Malachi prophesied of God purifying the Levites, in order that their sacrificial service be accepted.

Jacob ben Asher writes that Aaron and his sons will continue to serve even in the Messianic age. The Babylonian Talmud argues that Aaron himself will personally accept terumah when he is resurrected in the messianic era; Sifra teaches that he will not require holy anointing oil at this point, as he was already anointed in his first life. The Tosefta narrates that Aaron's rod was concealed along with the Ark of the Covenant, symbolizing the flowering of Aaron's priesthood once the Ark will be revealed.

===Future firstborn service===
According to midrash, just as the priestly covenant with Aaron is considered eternal, so to is the covenant with the firstborns eternal.
Similarly, Leviticus Rabbah states that the firstborn retain some sanctity forever, despite the golden calf sin. According to Etz Yosef, this sanctity refers to the requirement that they be redeemed. According to Elazar Shach, it means that the firstborn is expected to be especially knowledgeable about Torah and diligent in Torah study.

The idea of continued firstborn status is expanded upon in various kabbalistic texts. Arizal was quoted as saying that in the messianic era, the souls belonging to the spiritual rootsource of Cain, which are essentially the souls of the firstborn and Levites, will become purified and will thus merit to serve in the Third Temple.
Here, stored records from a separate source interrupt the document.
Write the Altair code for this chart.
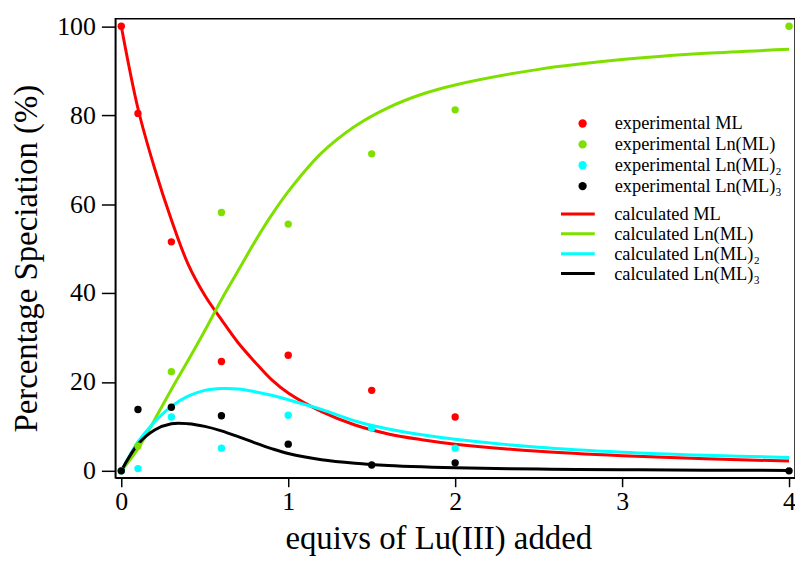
import altair as alt
import pandas as pd

# ---------------- data ----------------
exp_names = ["experimental ML", "experimental Ln(ML)", "experimental Ln(ML)₂", "experimental Ln(ML)₃"]
calc_names = ["calculated ML", "calculated Ln(ML)", "calculated Ln(ML)₂", "calculated Ln(ML)₃"]
colors = ["#FF0000", "#7FE000", "#00FFFF", "#000000"]

exp_x = [0, 0.1, 0.3, 0.6, 1, 1.5, 2, 4]
exp_ml = [100, 80.4, 51.5, 24.6, 26.0, 18.1, 12.1, None]
exp_lnml = [0, 5.6, 22.3, 58.1, 55.5, 71.3, 81.2, 100]
exp_lnml2 = [0, 0.5, 12.1, 5.1, 12.5, 9.6, 5.1, None]
exp_lnml3 = [0, 13.8, 14.3, 12.4, 6.0, 1.3, 1.8, 0]

calc_x = [0, 0.1, 0.2, 0.3, 0.4, 0.5, 0.6, 0.7, 0.8, 0.9, 1.0, 1.2, 1.4, 1.6, 1.8, 2.0, 2.5, 3.0, 3.5, 4.0]
calc_ml = [100, 81.5, 68, 56.5, 46.5, 39.5, 34, 28.8, 24.5, 20.5, 17.5, 13.3, 10.3, 8.3, 7.0, 6.0, 4.4, 3.4, 2.7, 2.2]
calc_lnml = [0, 5, 11.5, 18.3, 24.8, 31.5, 38.5, 45, 51.5, 57.5, 62.8, 71.5, 77.5, 81.7, 84.7, 86.8, 90.3, 92.5, 93.9, 94.8]
calc_lnml2 = [0, 6.5, 11, 14.5, 16.8, 18.1, 18.5, 18.4, 17.8, 17, 16, 13.8, 11.2, 9.4, 8.1, 7.1, 5.3, 4.2, 3.5, 3.0]
calc_lnml3 = [0, 6, 9.2, 10.6, 10.6, 10.0, 9.0, 7.7, 6.3, 5.0, 3.9, 2.5, 1.7, 1.2, 0.9, 0.7, 0.4, 0.25, 0.15, 0.1]

x_ticks = [0, 1, 2, 3, 4]
y_ticks = [0, 20, 40, 60, 80, 100]

# ---------------- tables ----------------
rows = []
for name, vals in zip(exp_names, [exp_ml, exp_lnml, exp_lnml2, exp_lnml3]):
    for i, (x, y) in enumerate(zip(exp_x, vals)):
        if y is not None:
            rows.append({"x": x, "y": y, "series": name, "o": i})
exp_df = pd.DataFrame(rows)

rows = []
for name, vals in zip(calc_names, [calc_ml, calc_lnml, calc_lnml2, calc_lnml3]):
    for i, (x, y) in enumerate(zip(calc_x, vals)):
        rows.append({"x": x, "y": y, "series": name, "o": i})
calc_df = pd.DataFrame(rows)

FONT = "Liberation Serif"

x_enc = alt.X("x:Q", scale=alt.Scale(domain=[-0.0357, 4.0357], nice=False, zero=False),
              axis=alt.Axis(values=x_ticks, title="equivs of Lu(III) added", format="d",
                            tickSize=9, labelPadding=2, titlePadding=8, titleX=325, grid=False))
y_enc = alt.Y("y:Q", scale=alt.Scale(domain=[-1.56, 101.7], nice=False, zero=False),
              axis=alt.Axis(values=y_ticks, title="Percentage Speciation (%)",
                            tickSize=14, labelPadding=6, titlePadding=13, titleY=241, grid=False))

lines = alt.Chart(calc_df).mark_line(strokeWidth=3, interpolate="catmull-rom", clip=True).encode(
    x=x_enc, y=y_enc,
    order="o:Q",
    color=alt.Color("series:N",
                    scale=alt.Scale(domain=calc_names, range=colors),
                    legend=alt.Legend(title=None, orient="none", legendX=447, legendY=188,
                                      symbolType="stroke", symbolSize=1156, symbolStrokeWidth=3,
                                      clipHeight=17, labelOffset=18, rowPadding=1, padding=0,
                                      labelLimit=0,
                                      labelFont=FONT, labelFontSize=18.5, labelColor="black")),
)

points = alt.Chart(exp_df).mark_circle(size=55, opacity=1).encode(
    x=x_enc, y=y_enc,
    color=alt.Color("series:N",
                    scale=alt.Scale(domain=exp_names, range=colors),
                    legend=alt.Legend(title=None, orient="none", legendX=461, legendY=97,
                                      symbolType="circle", symbolSize=70, symbolOpacity=1,
                                      clipHeight=17, labelOffset=23, rowPadding=2, padding=0,
                                      labelLimit=0,
                                      labelFont=FONT, labelFontSize=18.5, labelColor="black")),
)

chart = alt.layer(lines, points).resolve_scale(color="independent").properties(
    width=684, height=462,
    autosize=alt.AutoSizeParams(type="none"),
    padding={"left": 108, "top": 9, "right": 0, "bottom": 80},
).configure_view(
    stroke="black", strokeWidth=1.5
).configure_axis(
    labelFont=FONT, titleFont=FONT, labelFontSize=26, titleFontSize=33,
    labelColor="black", titleColor="black", titleFontWeight="normal",
    domainColor="black", domainWidth=1.5, tickColor="black", tickWidth=1.5,
)

chart.save("out.html", embed_options={"renderer": "svg", "actions": False})
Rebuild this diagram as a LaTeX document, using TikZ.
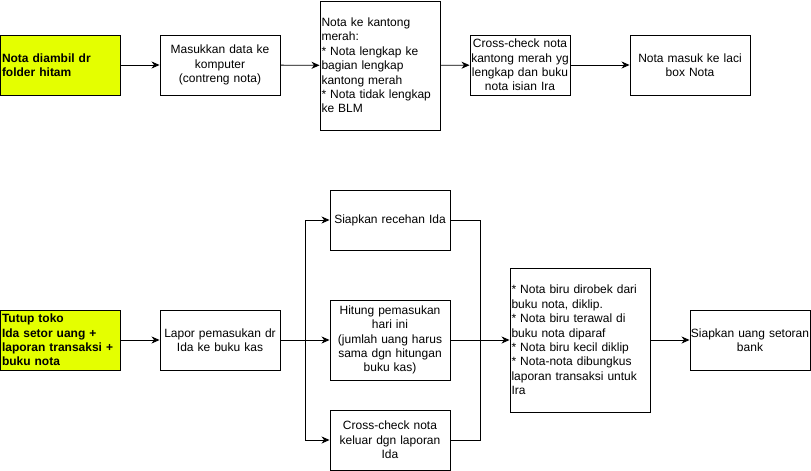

This idea is exegesized from the phrase "if you do well, you will be uplifted". This idea is echoed by the first and third Lubavitch Rebbes. The second Lubavitcher Rebbe expressed the same idea but elsewhere expresses the standard idea. Chaim ibn Attar wrote that the firstborn will work alongside the Levites, who will not lose their Levite status. According to Ithamar HaKohen, in the Age to Come the sin of the Golden Calf will be rectified, allowing the firstborn to work alongside the priests. According to Jonathan Eybeschutz, the priests descending from Zadok will function as high priests, and the firstborn will function as standard priests. Various opinions have been proposed about which service the firstborn will do, whether they will receive terumah or maaser, and other implications of their future status.

To reconcile this idea with the standard halakhic texts which presume perpetual Aaronic priesthood, Menachem Schneerson (the seventh Lubavitch Rebbe) argued that the future change as presented in Hasidic Judaism and Kabbalah will appear purely on a spiritual level, with the soul of the Levi (i.e. those souls stemming from the rootsource of Cain) being born into the physical bodies of the sons of Aaron. Thus, individuals with the spiritual qualities of Levites will serve, though they will still be descended from Aaron.